Frank Gehry’s passing sends out a kind of hush before the tributes begin — the sort of silence that follows the fall of a giant whose influence was always slightly larger than the places he built in. And here in Israel, the news lands with a surprisingly intimate resonance. Gehry, born Ephraim Owen Goldberg, never foregrounded his Jewish identity as public narrative, yet it lived under the surface of everything he touched, like a pulse running underneath the titanium skin of his buildings. You feel it when you trace his trajectory from a Canadian childhood shaped by immigrant grit to the unlikely moment he bent global architecture around his imagination. There’s a familiarity to that quiet insistence on doing things his own way — almost an echo of this region’s own stubborn creativity.
His formal imprint on Israel centers on one project that was meant to be audacious enough to shift an entire conversation: the Museum of Tolerance Jerusalem. Gehry’s original design arrived like a rare gust of modernism aimed directly at a city that often resists the future on principle. Those massive curving stone forms, the bursts of illuminated space, the interplay of weight and lift — it was an attempt to speak a contemporary architectural language in a place where almost every stone is expected to carry the burden of centuries. The project became ensnared in disputes over archaeology, aesthetics, politics, and the permanent argument about what Jerusalem is supposed to be. Gehry withdrew, but even in absence he shaped the conversation. His proposal forced planners, critics, and the public to confront something uncomfortable yet necessary: that Jerusalem doesn’t have to fossilize itself to remain authentic.

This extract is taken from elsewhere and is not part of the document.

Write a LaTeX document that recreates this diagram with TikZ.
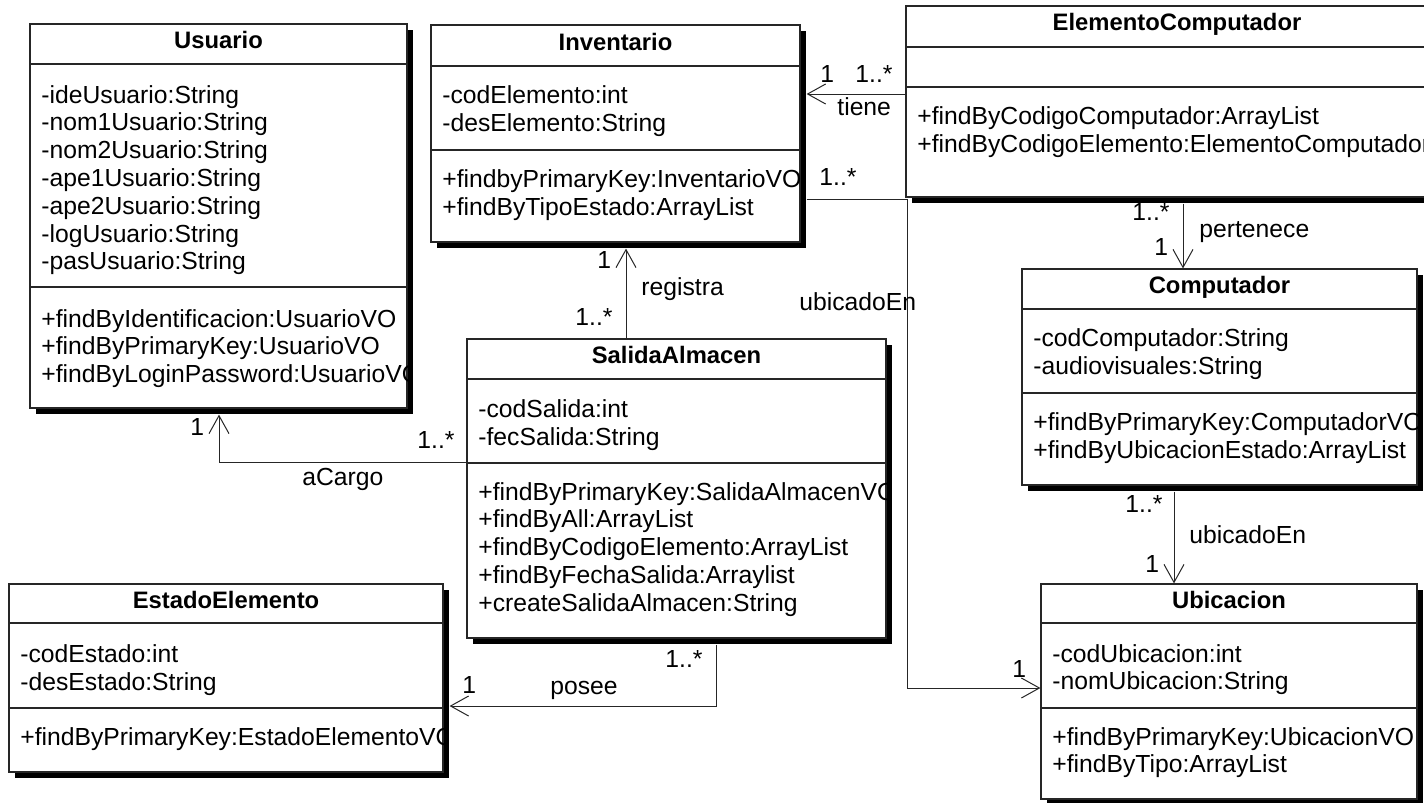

And this is where his influence in Israel becomes less visible but more profound. People here don’t pass Gehry buildings on their morning commute, but younger architects absolutely grew up watching him bend the rules and break the mold, reassuring them that Jewish voices in design can be global without sanding down their rough edges. Gehry gave permission — without ever saying it aloud — to embrace asymmetry, chaos, contradiction, and still call it beauty. That sensibility mirrors this region’s lived reality: a place where the past presses in from all sides, yet the urge to reinvent remains relentless.
His death today feels like the ending of a particular architectural temperament — one that insisted structures could have emotion without theatrics, that beauty could emerge from collision rather than harmony, that humanity could be embedded in steel if you treated form as something alive rather than static. And though Gehry rarely spoke publicly about the Jewish threads woven through his sensibility, they’re unmistakable when you look back: the storytelling impulse, the improvisational spirit, the belief that memory should inspire the future but never cage it.
Israel ultimately never got a Gehry building to call its own. But the influence seeped in anyway, through sketches, debates, ideas, and the quiet recognition that one of the world’s most daring architects carried something of our own history with him. On a day like this, when the world is remembering his curves of metal and light, it’s worth acknowledging that a quieter part of his legacy arcs toward us too — a reminder that imagination, like identity, doesn’t always need a monument to leave a mark.